Более подробные сведения о зрелом периоде жизни А. Ф. Карамазова и об ожидающей его катастрофе могут дать лишь сохранившиеся свидетельства о сюжетном плане «Жития великого грешника». Привлечение этих свидетельств для реконструкции плана обычно не считается правомерным: предполагается, что существовало несколько вариантов развязки (иначе не сочетается «казнь» с «вновь прибудеши» — XV, 486) и/или что Достоевский мог вовсе изменить план книги, как бывало и в других случаях[47]. Однако такой исследовательский пессимизм представляется избыточным, потому что Достоевский никогда не менял планы своих произведений в самом процессе работы до такой степени, чтобы уничтожалась сюжетная целостность: тупиковые линии встречаются у него редко, а путаница касается мелочей. К тому же подобные несообразности могли бы обнаружиться в продолжении «Жития великого грешника», если бы таковое и вправду существовало, а в предварительном общем плане романа противоречий, явившихся результатом ошибок памяти или сопротивления материала, быть не могло. Самый факт существования предварительного плана сомнений не вызывает, так как Достоевский не раз обсуждал его и с женой, и с друзьями, и со знакомыми, но в записях этот план (если и был записан) не сохранился, а вот свидетельства собеседников Достоевского кажутся противоречивыми, и для исследователей это, в сущности, единственный повод сомневаться в наличии у писателя даже и самой общей сюжетной разработки второго тома — хотя А. Г. Достоевская, информированная лучше, чем кто бы то ни был, утверждала, что план существовал и был вполне определенным. Об этом плане существует в общей сложности пять свидетельств (XV, 412, 485–486), которые и будут теперь поочередно рассмотрены.

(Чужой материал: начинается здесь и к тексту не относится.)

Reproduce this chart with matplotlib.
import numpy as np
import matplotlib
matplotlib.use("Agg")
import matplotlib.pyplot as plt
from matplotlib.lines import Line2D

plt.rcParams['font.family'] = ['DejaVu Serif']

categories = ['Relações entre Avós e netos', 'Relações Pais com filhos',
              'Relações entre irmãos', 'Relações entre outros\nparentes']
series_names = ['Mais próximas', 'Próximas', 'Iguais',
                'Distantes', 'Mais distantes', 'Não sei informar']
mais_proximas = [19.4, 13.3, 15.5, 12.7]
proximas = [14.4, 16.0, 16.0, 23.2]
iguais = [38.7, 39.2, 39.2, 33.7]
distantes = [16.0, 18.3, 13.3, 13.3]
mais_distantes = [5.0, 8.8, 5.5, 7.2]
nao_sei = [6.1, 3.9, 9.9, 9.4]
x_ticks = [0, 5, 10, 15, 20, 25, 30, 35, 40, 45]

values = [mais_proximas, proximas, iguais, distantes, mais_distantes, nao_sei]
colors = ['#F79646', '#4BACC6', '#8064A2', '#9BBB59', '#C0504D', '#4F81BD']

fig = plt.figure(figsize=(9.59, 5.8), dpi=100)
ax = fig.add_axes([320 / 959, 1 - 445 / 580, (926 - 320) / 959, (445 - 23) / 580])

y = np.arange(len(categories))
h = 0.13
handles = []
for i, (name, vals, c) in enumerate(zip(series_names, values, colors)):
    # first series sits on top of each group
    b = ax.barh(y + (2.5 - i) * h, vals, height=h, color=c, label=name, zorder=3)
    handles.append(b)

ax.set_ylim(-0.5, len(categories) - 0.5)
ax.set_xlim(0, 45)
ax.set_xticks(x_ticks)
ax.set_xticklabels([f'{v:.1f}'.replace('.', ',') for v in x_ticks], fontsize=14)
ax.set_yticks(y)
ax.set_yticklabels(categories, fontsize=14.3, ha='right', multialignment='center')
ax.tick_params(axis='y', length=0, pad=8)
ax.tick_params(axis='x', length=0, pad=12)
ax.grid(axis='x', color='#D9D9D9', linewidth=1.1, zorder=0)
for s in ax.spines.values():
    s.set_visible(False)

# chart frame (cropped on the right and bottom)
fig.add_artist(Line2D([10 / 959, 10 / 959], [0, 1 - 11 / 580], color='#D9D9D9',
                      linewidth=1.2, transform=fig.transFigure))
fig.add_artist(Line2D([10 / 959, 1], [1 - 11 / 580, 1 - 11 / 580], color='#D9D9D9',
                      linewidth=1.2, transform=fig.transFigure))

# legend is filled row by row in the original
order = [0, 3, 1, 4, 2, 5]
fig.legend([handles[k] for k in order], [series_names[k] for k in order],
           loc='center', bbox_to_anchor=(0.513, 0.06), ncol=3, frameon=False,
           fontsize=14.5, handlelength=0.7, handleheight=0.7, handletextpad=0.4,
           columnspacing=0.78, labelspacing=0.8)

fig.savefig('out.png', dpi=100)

Два свидетельства из пяти очень неопределенны и о развитии сюжета не сообщают почти ничего: это упоминавшееся свидетельство Соловьева о «Церкви как положительном общественном идеале» (Достоевский говорил так, еще не написав первого тома, летом 1878 года) и свидетельство А. М. Сливицкого, что героями второго романа должны были быть дети первого романа, — об этом Достоевский говорил в 1880 году, уже выпустив первый том, и это подтверждает отмеченную им же значимость «речи у камня», но ничего конкретного о сюжетном плане нет и тут. Первые два свидетельства, стало быть, не противоречат ни друг другу, ни прочим свидетельствам, касаясь, скорее, общего направления второго тома и состава его главных персонажей.

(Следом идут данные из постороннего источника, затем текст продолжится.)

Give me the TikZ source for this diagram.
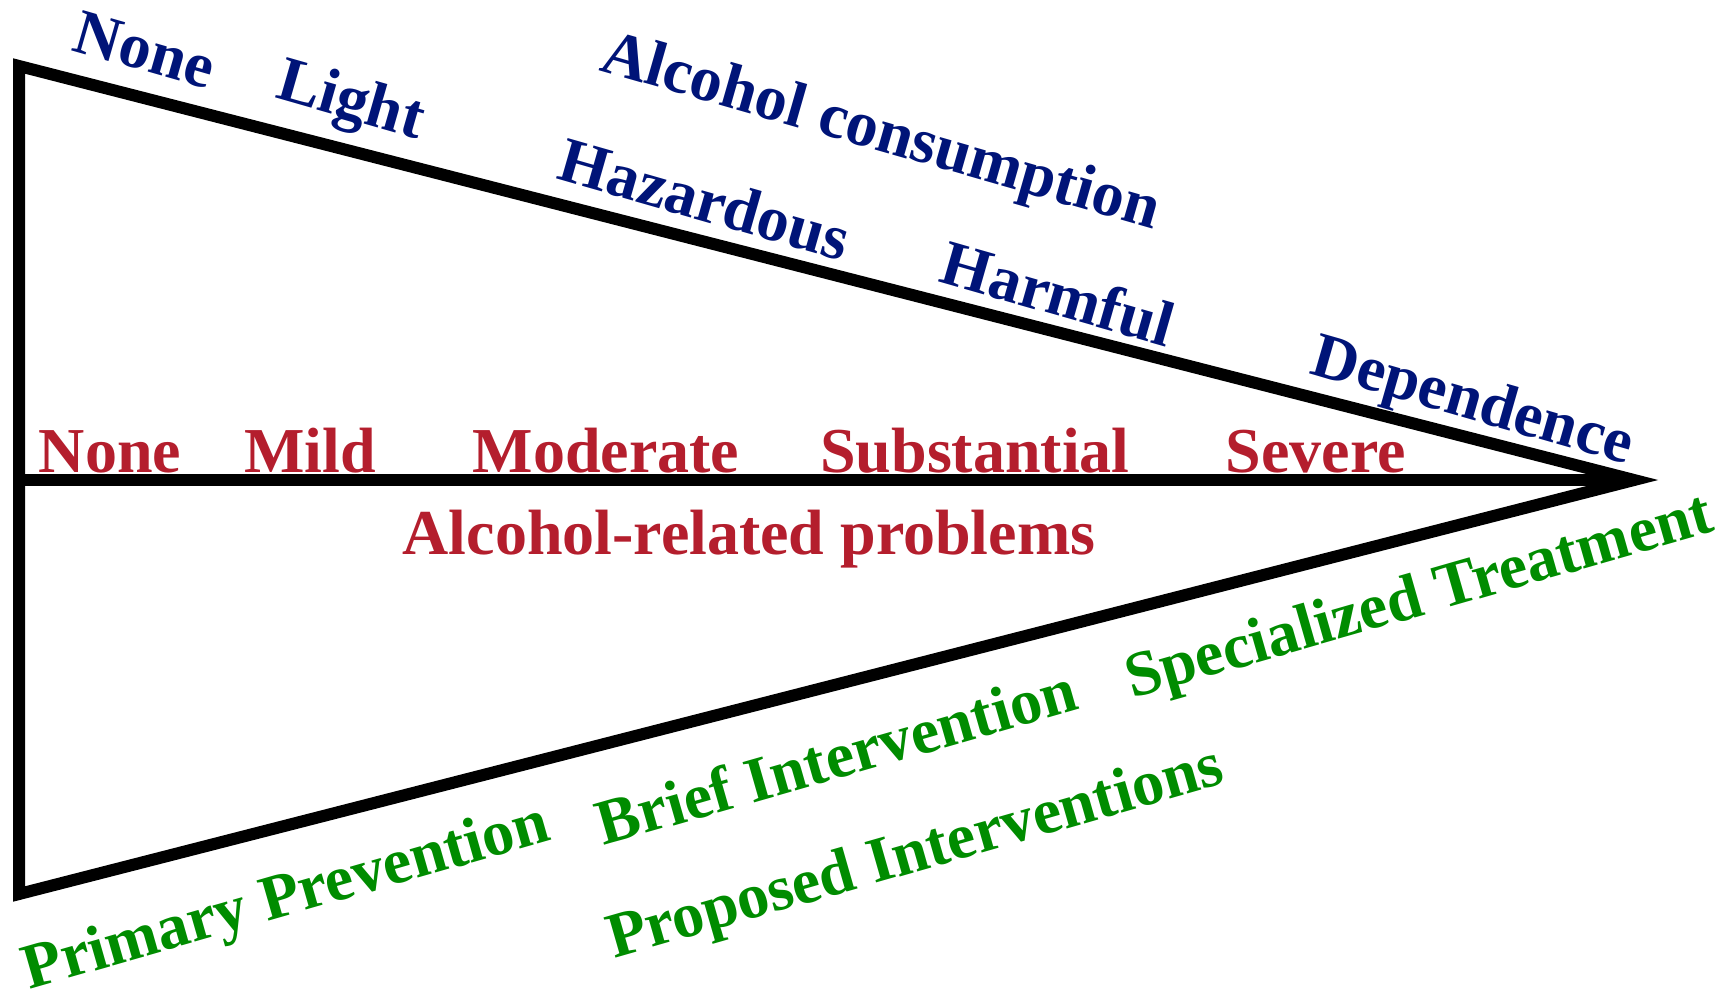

О развитии сюжета свидетельств только три, два из них относятся к тому же 1880 году, когда Достоевский беседовал со Сливицким. Во-первых, это газетное сообщение, в котором говорится, что, по замыслу автора, А. Ф. Карамазов станет сельским учителем и революционером и дойдет до «умысла о цареубийстве», — в сочетании со свидетельством Сливицкого это означает, что заговорщиками будут «мальчики», по-прежнему под предводительством Алеши. В том же 1880 году Суворин записал в своем дневнике со слов Достоевского, что Алеша в поисках правды «совершил бы политическое преступление» и «его бы казнили». Это свидетельство не противоречит ни свидетельству Сливицкого, ни газетному, а со свидетельством Соловьева, как и другие два, явной связи не имеет. Наконец, самое позднее и самое важное свидетельство — свидетельство Нины Гофман, которой о втором томе в 1898 году рассказывала сама А. Г. Достоевская. В пересказе Гофман Алеша женится на Лизе, бросает ее ради Грушеньки и «после бурного периода заблуждений» возвращается в монастырь, где посвящает себя воспитанию детей. О женитьбе и возвращении в монастырь на самом деле известно уже из первого тома (что сказал старец, то и будет), а «период заблуждений» легко расшифровывается как революционная деятельность (А. Г. Достоевская говорить о политике не любила). Если допустить, что в газетном сообщении будущие события переданы без особого хронологического порядка и что Алеше все-таки естественнее учить деревенских детей не в качестве революционера и неверного мужа, а в качестве монаха в захолустном монастыре, свидетельство Гофман придает сведениям о втором томе известную завершенность, да и свидетельство Соловьева, не становясь конкретнее, определеннее связывается с сюжетом; монастырь как центр просвещения для общественной роли Церкви был очень важен во все века, и недостаток монастырского просветительства в описываемую эпоху не лучшим образом сказывался па престиже Церкви как социальной силы.